2. Assumes Reinvestment
CAGR assumes all returns are reinvested at the same rate, which may not be practical.
3. Sensitive to Time Periods
CAGR can vary dramatically based on start and end dates. Cherry-picking dates can manipulate results.
4. Not Suitable for Short Periods
For periods under 1 year, CAGR becomes less meaningful. Use simple returns instead.
Academic Research on CAGR
Several academic studies have analyzed the application and limitations of CAGR in financial analysis:
- National Bureau of Economic Research (NBER) has published papers on how CAGR can misrepresent investment performance during volatile periods
- The Social Security Administration uses CAGR projections for long-term trust fund forecasting
- Research from Harvard Business School shows that 60% of Fortune 500 companies use CAGR as a primary growth metric in their annual reports
Frequently Asked Questions
Can CAGR be negative?
Yes, if the ending value is less than the beginning value, the CAGR will be negative, indicating a loss over the period.

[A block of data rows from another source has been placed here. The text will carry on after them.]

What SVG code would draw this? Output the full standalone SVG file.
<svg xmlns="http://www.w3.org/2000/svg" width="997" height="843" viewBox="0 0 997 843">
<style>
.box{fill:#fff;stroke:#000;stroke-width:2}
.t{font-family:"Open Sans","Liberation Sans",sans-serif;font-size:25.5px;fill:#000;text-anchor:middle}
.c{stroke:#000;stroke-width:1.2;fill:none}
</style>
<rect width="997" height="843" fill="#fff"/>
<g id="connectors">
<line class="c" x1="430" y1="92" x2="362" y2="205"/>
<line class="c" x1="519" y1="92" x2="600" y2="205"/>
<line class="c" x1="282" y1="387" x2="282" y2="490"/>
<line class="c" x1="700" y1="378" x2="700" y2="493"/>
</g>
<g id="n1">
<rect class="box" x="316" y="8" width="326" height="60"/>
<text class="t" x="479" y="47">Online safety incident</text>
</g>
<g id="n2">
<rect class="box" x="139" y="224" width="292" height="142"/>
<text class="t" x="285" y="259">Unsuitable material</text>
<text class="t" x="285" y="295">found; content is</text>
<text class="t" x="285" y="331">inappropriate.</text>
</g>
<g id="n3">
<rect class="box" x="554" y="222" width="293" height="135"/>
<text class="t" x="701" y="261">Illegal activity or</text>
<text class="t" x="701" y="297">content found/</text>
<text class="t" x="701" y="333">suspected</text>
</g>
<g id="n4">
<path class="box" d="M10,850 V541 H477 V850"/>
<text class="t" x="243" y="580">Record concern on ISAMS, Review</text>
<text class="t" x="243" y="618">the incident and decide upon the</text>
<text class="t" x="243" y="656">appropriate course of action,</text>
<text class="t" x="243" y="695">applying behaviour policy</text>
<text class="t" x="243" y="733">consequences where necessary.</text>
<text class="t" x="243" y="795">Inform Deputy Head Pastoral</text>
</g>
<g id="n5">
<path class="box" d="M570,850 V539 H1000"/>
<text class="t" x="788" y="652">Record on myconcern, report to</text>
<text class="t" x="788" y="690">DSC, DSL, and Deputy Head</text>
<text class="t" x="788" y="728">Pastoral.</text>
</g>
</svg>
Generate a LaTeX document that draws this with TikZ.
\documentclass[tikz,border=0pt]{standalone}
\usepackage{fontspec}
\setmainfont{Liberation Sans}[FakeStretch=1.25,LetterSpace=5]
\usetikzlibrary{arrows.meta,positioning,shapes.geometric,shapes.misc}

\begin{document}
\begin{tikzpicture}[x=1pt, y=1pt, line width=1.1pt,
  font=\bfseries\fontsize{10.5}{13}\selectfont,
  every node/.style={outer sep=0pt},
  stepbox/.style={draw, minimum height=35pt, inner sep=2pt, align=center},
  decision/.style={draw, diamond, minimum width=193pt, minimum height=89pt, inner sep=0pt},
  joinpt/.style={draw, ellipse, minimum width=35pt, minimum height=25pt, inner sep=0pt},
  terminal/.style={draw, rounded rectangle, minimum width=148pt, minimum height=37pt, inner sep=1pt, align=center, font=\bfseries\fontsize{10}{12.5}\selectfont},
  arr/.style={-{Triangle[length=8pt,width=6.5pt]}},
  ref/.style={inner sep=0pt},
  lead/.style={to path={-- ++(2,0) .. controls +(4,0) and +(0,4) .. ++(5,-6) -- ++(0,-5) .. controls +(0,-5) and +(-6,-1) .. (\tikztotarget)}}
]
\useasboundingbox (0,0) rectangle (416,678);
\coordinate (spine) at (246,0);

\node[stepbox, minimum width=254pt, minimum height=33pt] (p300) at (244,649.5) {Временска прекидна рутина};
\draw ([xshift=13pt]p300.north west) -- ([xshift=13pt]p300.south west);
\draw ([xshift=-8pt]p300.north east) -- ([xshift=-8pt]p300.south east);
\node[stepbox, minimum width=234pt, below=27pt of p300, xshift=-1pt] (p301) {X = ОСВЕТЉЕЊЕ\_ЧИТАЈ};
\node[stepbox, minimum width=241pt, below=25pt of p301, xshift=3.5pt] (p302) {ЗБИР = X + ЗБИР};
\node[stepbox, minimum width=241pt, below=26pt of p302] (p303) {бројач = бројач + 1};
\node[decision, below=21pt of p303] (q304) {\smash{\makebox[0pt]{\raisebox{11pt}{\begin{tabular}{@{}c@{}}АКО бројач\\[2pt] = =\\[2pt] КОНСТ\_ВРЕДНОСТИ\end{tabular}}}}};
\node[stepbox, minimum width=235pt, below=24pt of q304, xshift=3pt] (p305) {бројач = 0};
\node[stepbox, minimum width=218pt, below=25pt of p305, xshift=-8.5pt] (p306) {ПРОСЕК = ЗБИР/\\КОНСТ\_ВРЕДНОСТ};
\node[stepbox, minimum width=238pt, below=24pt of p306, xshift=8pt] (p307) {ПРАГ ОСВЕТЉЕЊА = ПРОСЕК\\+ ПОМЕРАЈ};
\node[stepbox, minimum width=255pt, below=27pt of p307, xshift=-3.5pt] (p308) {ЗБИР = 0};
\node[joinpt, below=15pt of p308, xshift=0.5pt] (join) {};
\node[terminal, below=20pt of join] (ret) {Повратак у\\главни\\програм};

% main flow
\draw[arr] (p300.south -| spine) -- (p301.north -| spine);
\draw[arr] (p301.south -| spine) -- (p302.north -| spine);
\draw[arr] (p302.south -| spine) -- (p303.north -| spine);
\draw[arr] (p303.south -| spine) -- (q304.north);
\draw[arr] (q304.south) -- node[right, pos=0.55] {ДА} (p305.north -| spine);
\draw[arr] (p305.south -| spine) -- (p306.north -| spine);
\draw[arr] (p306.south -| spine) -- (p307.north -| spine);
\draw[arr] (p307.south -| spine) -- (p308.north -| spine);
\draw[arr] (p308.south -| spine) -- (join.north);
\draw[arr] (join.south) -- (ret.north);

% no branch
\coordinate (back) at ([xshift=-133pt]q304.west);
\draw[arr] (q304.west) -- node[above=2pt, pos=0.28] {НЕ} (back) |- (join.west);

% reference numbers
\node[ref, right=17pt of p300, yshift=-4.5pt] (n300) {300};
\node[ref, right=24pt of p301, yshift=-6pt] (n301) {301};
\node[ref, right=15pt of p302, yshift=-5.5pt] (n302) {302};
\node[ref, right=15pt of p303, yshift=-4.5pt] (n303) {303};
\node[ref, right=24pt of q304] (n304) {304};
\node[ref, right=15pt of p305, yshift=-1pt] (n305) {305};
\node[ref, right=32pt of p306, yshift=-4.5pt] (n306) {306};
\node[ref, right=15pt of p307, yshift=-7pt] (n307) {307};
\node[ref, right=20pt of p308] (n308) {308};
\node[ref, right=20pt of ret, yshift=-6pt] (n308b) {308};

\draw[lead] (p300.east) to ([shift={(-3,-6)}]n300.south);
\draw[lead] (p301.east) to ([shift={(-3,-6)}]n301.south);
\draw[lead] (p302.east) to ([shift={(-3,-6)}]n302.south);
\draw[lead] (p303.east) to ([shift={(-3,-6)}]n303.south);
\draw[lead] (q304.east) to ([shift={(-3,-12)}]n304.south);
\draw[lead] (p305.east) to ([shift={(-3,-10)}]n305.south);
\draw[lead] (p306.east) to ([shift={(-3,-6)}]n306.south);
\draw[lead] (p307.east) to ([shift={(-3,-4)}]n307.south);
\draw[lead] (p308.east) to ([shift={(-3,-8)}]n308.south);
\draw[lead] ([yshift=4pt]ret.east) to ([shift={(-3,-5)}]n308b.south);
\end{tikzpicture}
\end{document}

What’s a good CAGR for investments?
This depends on the asset class and risk level:
- Savings accounts: 0.5-2%
- Bonds: 2-5%
- Stock market (long-term): 7-10%
- Venture capital: 15-30%+
How does inflation affect CAGR?
Nominal CAGR includes inflation. For real returns, subtract inflation rate:
Real CAGR = (1 + Nominal CAGR)/(1 + Inflation) - 1
Can I calculate CAGR for monthly data?
Yes, but adjust the formula:
=((End/Start)^(12/number_of_months))-1
This annualizes the monthly growth rate.
Conclusion
Mastering CAGR calculation in Excel 2007 is an essential skill for financial analysis. While the basic formula is simple, understanding its applications, limitations, and advanced techniques will significantly enhance your financial modeling capabilities. Whether you’re evaluating investments, analyzing business growth, or planning for retirement, CAGR provides a standardized way to measure performance over time.
Remember that while CAGR is powerful, it should be used alongside other metrics for comprehensive analysis. The interactive calculator above lets you experiment with different scenarios to deepen your understanding of how compound growth works.